As night falls, Adriana de Morais patrols the clubs and bars of Natal, one of Brazil’s World Cup host cities, looking for underage prostitutes and trying to get them off the streets.
As she and her team weave between revellers in this tropical city known for its nightlife, their black polo shirts, emblazoned with the emblem of the local child protection unit, stand out amid the tight mini-skirts and colorful clothing of the crowds.
An estimated 600,000 foreigners are about to descend on Brazil for the World Cup, which opens 12 June, and the authorities worry the influx will bring an increase in sex tourism and child prostitution.
“It’s a singular event that brings many people from outside, and we really worry about sexual tourism,” Morais told AFP.
No official statistics on underage prostitutes exist in Brazil. The only figure available comes from the government’s anonymous child-abuse hotline, which received 124,000 calls in 2013 — 26 per cent of them for sexual violence against children.
Most of the calls came from the northeast, a poor region where turquoise waters and idyllic beaches are a major tourist draw.
A year ago, Taina was one of the girls walking the street here. Her story echoes that of thousands of Brazilian children.
Abused at home, she ran away at the age of 10. To survive, she sold sex in exchange for meals or money.
“We would go to Ponta Negra (a tourist neighborhood in Natal). My friends and I, we’d wait for cars to stop and call us and we’d go with them. A lot of times it was foreigners. There weren’t many Brazilians,” she says.
Today, at 18 years old, she is trying to build a new life. She is studying hotel management thanks to a program called “Vira Vida” (Change Your Life) that helps child sex workers.
Leftist President Dilma Rousseff’s government has launched a campaign over the past few years against domestic violence, the sexual exploitation of minors and human trafficking — recently the main theme of a popular TV soap opera, “Salve Jorge.”
The country has a code of conduct for taxi drivers and hotel receptionists, a bid to crack down on child prostitution in the places where it is most visible. Officials are also plastering public spaces with awareness-raising messages.
“Every tourist who arrives in Brazil will know that the exploitation of children and juveniles is a crime. He’ll see it in airplanes, airports, bus and train stations and hotels,” said the head of child protection at the tourism ministry, Adelino Neto.
“A major event increases the risk factors for minors. We have an increase in tourists and alcohol consumption at a time when children are on vacation from school,” said Tatiana Akabane from the organization Childhood, which is working to help Brazil learn from the experiences of the previous two World Cup hosts, South Africa and Germany.
Prostitution is legal in Brazil for over-18s, but the government is also keen to discourage sex tourism.
It has sought to control the national image and combat sexual overtones in foreign products and advertisements.
In February, it managed to force Germany’s Adidas to recall a line of T-shirts with a football and a woman in a bikini that said, “Looking to score — Brazil,” and another that read, “I love Brazil” with a heart drawn to look like a thong-clad woman’s inverted behind.

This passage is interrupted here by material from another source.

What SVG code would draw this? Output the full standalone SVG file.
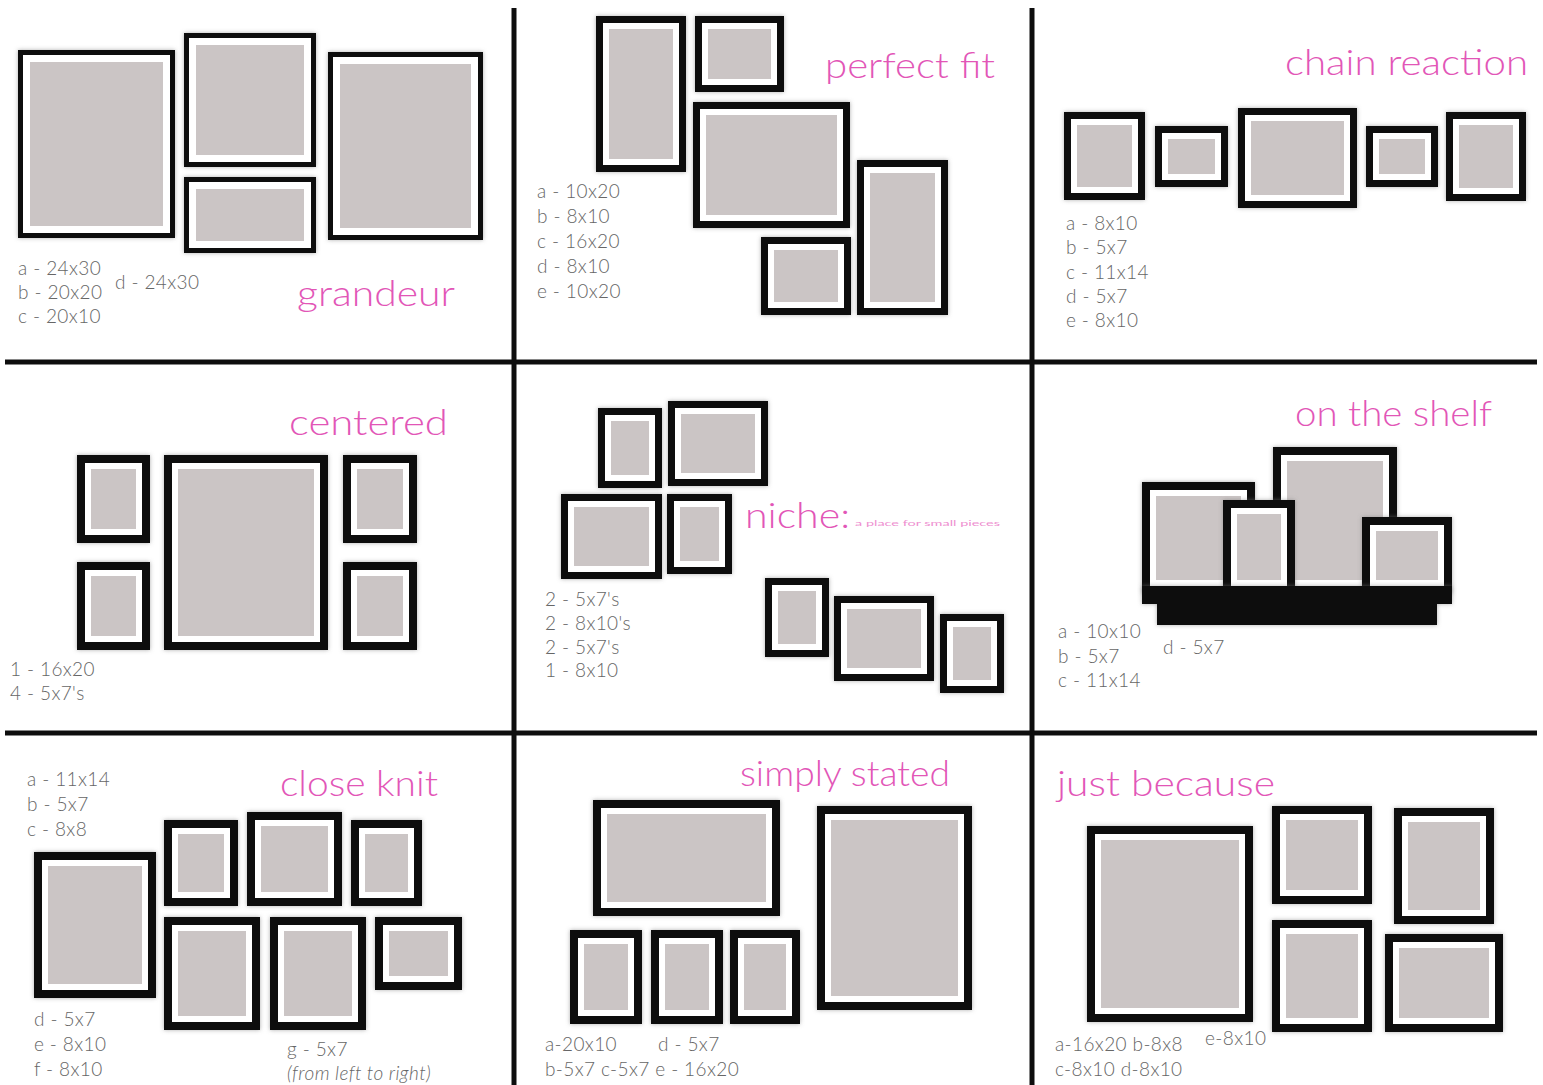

“Brazil is happy to welcome tourists who arrive for the World Cup but also ready to combat sexual tourism,” President Rousseff wrote on Twitter.
But sex workers say they have a right to profit from the tournament.
“If there are going to be tourists and everyone’s going to make money — hotels, airlines, businesses — why shouldn’t prostitutes earn money from it too?” asks Roberto Chateaubriand of Davida, an organization that fights for sex workers’ rights.
“We also oppose the exploitation of minors, but the government has put everything in the same basket — the sexual exploitation of minors, human trafficking and adult prostitution,” he told AFP.